▼▼▼

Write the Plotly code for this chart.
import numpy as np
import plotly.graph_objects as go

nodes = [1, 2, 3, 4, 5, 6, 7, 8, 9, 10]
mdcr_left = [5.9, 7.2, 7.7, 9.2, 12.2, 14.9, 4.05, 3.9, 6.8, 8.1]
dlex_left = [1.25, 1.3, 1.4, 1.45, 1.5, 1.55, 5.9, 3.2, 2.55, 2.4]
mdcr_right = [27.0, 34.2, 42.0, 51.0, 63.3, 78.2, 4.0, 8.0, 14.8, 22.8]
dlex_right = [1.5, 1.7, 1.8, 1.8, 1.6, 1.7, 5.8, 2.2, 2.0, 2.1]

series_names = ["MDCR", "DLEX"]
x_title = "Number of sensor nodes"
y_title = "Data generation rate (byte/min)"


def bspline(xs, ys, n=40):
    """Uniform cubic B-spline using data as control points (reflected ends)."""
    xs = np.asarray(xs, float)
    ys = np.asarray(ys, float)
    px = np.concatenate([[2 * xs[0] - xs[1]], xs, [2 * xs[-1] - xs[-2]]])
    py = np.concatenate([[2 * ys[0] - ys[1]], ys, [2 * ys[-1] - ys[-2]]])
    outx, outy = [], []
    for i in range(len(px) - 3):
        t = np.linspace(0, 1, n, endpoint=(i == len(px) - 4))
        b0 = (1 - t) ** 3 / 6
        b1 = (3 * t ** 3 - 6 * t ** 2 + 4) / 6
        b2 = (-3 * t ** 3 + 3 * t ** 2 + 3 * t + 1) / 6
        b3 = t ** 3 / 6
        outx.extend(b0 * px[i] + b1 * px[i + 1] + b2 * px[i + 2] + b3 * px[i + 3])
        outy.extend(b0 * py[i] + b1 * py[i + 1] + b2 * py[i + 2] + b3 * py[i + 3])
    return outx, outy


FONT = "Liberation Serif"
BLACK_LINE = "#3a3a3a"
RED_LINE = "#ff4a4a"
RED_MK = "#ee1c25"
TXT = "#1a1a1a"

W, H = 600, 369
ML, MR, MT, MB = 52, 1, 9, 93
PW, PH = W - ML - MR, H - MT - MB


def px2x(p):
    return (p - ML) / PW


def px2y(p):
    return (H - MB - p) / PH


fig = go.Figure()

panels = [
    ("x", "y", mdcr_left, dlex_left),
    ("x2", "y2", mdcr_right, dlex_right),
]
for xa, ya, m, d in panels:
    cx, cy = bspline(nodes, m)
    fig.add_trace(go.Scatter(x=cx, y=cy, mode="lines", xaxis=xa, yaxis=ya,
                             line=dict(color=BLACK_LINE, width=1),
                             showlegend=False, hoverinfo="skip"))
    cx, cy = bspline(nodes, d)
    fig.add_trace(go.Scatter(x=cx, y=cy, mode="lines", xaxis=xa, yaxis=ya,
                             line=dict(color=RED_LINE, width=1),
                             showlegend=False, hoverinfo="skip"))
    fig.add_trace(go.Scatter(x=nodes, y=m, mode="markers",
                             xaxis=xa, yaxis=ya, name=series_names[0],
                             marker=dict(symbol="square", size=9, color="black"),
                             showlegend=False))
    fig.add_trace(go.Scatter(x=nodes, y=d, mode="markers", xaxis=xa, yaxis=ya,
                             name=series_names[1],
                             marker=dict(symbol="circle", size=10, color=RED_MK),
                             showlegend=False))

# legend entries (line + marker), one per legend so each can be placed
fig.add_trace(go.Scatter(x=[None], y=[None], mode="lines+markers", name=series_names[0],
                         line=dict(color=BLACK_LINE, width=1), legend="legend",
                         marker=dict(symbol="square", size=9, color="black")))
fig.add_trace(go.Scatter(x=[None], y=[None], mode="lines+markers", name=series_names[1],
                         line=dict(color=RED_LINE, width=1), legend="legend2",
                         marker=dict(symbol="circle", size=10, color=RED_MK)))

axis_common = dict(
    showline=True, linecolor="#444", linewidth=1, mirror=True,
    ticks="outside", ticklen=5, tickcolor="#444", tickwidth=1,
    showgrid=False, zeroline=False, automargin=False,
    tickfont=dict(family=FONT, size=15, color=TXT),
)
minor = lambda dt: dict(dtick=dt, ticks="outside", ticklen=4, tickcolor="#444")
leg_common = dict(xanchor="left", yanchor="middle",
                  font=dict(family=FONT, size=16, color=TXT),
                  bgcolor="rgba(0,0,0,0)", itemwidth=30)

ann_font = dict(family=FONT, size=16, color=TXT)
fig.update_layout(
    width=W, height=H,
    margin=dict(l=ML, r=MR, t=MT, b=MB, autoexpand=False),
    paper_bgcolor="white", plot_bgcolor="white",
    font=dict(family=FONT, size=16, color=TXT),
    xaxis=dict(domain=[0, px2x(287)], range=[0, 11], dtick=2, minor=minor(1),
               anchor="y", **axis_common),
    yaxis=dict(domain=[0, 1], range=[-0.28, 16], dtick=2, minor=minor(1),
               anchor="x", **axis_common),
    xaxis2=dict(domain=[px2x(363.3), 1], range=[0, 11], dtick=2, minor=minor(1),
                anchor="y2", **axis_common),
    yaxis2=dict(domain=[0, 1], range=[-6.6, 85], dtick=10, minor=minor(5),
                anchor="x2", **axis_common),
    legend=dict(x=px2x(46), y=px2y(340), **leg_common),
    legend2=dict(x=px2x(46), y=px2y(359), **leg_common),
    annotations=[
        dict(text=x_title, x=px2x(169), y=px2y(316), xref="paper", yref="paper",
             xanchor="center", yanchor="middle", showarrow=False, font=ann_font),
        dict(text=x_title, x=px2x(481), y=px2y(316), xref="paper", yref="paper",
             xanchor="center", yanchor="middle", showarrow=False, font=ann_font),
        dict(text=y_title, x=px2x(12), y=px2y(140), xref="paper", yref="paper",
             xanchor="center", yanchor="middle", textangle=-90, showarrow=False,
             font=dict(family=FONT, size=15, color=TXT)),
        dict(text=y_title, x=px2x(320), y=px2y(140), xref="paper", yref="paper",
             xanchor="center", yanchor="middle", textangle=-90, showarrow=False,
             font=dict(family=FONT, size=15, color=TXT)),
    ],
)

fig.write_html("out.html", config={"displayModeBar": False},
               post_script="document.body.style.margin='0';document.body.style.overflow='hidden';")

▲▲▲

*What you will do*
Copy out the full material exactly as it appears.

*Final result*
Write the Plotly code for this chart.
import numpy as np
import plotly.graph_objects as go

nodes = [1, 2, 3, 4, 5, 6, 7, 8, 9, 10]
mdcr_left = [5.9, 7.2, 7.7, 9.2, 12.2, 14.9, 4.05, 3.9, 6.8, 8.1]
dlex_left = [1.25, 1.3, 1.4, 1.45, 1.5, 1.55, 5.9, 3.2, 2.55, 2.4]
mdcr_right = [27.0, 34.2, 42.0, 51.0, 63.3, 78.2, 4.0, 8.0, 14.8, 22.8]
dlex_right = [1.5, 1.7, 1.8, 1.8, 1.6, 1.7, 5.8, 2.2, 2.0, 2.1]

series_names = ["MDCR", "DLEX"]
x_title = "Number of sensor nodes"
y_title = "Data generation rate (byte/min)"


def bspline(xs, ys, n=40):
    """Uniform cubic B-spline using data as control points (reflected ends)."""
    xs = np.asarray(xs, float)
    ys = np.asarray(ys, float)
    px = np.concatenate([[2 * xs[0] - xs[1]], xs, [2 * xs[-1] - xs[-2]]])
    py = np.concatenate([[2 * ys[0] - ys[1]], ys, [2 * ys[-1] - ys[-2]]])
    outx, outy = [], []
    for i in range(len(px) - 3):
        t = np.linspace(0, 1, n, endpoint=(i == len(px) - 4))
        b0 = (1 - t) ** 3 / 6
        b1 = (3 * t ** 3 - 6 * t ** 2 + 4) / 6
        b2 = (-3 * t ** 3 + 3 * t ** 2 + 3 * t + 1) / 6
        b3 = t ** 3 / 6
        outx.extend(b0 * px[i] + b1 * px[i + 1] + b2 * px[i + 2] + b3 * px[i + 3])
        outy.extend(b0 * py[i] + b1 * py[i + 1] + b2 * py[i + 2] + b3 * py[i + 3])
    return outx, outy


FONT = "Liberation Serif"
BLACK_LINE = "#3a3a3a"
RED_LINE = "#ff4a4a"
RED_MK = "#ee1c25"
TXT = "#1a1a1a"

W, H = 600, 369
ML, MR, MT, MB = 52, 1, 9, 93
PW, PH = W - ML - MR, H - MT - MB


def px2x(p):
    return (p - ML) / PW


def px2y(p):
    return (H - MB - p) / PH


fig = go.Figure()

panels = [
    ("x", "y", mdcr_left, dlex_left),
    ("x2", "y2", mdcr_right, dlex_right),
]
for xa, ya, m, d in panels:
    cx, cy = bspline(nodes, m)
    fig.add_trace(go.Scatter(x=cx, y=cy, mode="lines", xaxis=xa, yaxis=ya,
                             line=dict(color=BLACK_LINE, width=1),
                             showlegend=False, hoverinfo="skip"))
    cx, cy = bspline(nodes, d)
    fig.add_trace(go.Scatter(x=cx, y=cy, mode="lines", xaxis=xa, yaxis=ya,
                             line=dict(color=RED_LINE, width=1),
                             showlegend=False, hoverinfo="skip"))
    fig.add_trace(go.Scatter(x=nodes, y=m, mode="markers",
                             xaxis=xa, yaxis=ya, name=series_names[0],
                             marker=dict(symbol="square", size=9, color="black"),
                             showlegend=False))
    fig.add_trace(go.Scatter(x=nodes, y=d, mode="markers", xaxis=xa, yaxis=ya,
                             name=series_names[1],
                             marker=dict(symbol="circle", size=10, color=RED_MK),
                             showlegend=False))

# legend entries (line + marker), one per legend so each can be placed
fig.add_trace(go.Scatter(x=[None], y=[None], mode="lines+markers", name=series_names[0],
                         line=dict(color=BLACK_LINE, width=1), legend="legend",
                         marker=dict(symbol="square", size=9, color="black")))
fig.add_trace(go.Scatter(x=[None], y=[None], mode="lines+markers", name=series_names[1],
                         line=dict(color=RED_LINE, width=1), legend="legend2",
                         marker=dict(symbol="circle", size=10, color=RED_MK)))

axis_common = dict(
    showline=True, linecolor="#444", linewidth=1, mirror=True,
    ticks="outside", ticklen=5, tickcolor="#444", tickwidth=1,
    showgrid=False, zeroline=False, automargin=False,
    tickfont=dict(family=FONT, size=15, color=TXT),
)
minor = lambda dt: dict(dtick=dt, ticks="outside", ticklen=4, tickcolor="#444")
leg_common = dict(xanchor="left", yanchor="middle",
                  font=dict(family=FONT, size=16, color=TXT),
                  bgcolor="rgba(0,0,0,0)", itemwidth=30)

ann_font = dict(family=FONT, size=16, color=TXT)
fig.update_layout(
    width=W, height=H,
    margin=dict(l=ML, r=MR, t=MT, b=MB, autoexpand=False),
    paper_bgcolor="white", plot_bgcolor="white",
    font=dict(family=FONT, size=16, color=TXT),
    xaxis=dict(domain=[0, px2x(287)], range=[0, 11], dtick=2, minor=minor(1),
               anchor="y", **axis_common),
    yaxis=dict(domain=[0, 1], range=[-0.28, 16], dtick=2, minor=minor(1),
               anchor="x", **axis_common),
    xaxis2=dict(domain=[px2x(363.3), 1], range=[0, 11], dtick=2, minor=minor(1),
                anchor="y2", **axis_common),
    yaxis2=dict(domain=[0, 1], range=[-6.6, 85], dtick=10, minor=minor(5),
                anchor="x2", **axis_common),
    legend=dict(x=px2x(46), y=px2y(340), **leg_common),
    legend2=dict(x=px2x(46), y=px2y(359), **leg_common),
    annotations=[
        dict(text=x_title, x=px2x(169), y=px2y(316), xref="paper", yref="paper",
             xanchor="center", yanchor="middle", showarrow=False, font=ann_font),
        dict(text=x_title, x=px2x(481), y=px2y(316), xref="paper", yref="paper",
             xanchor="center", yanchor="middle", showarrow=False, font=ann_font),
        dict(text=y_title, x=px2x(12), y=px2y(140), xref="paper", yref="paper",
             xanchor="center", yanchor="middle", textangle=-90, showarrow=False,
             font=dict(family=FONT, size=15, color=TXT)),
        dict(text=y_title, x=px2x(320), y=px2y(140), xref="paper", yref="paper",
             xanchor="center", yanchor="middle", textangle=-90, showarrow=False,
             font=dict(family=FONT, size=15, color=TXT)),
    ],
)

fig.write_html("out.html", config={"displayModeBar": False},
               post_script="document.body.style.margin='0';document.body.style.overflow='hidden';")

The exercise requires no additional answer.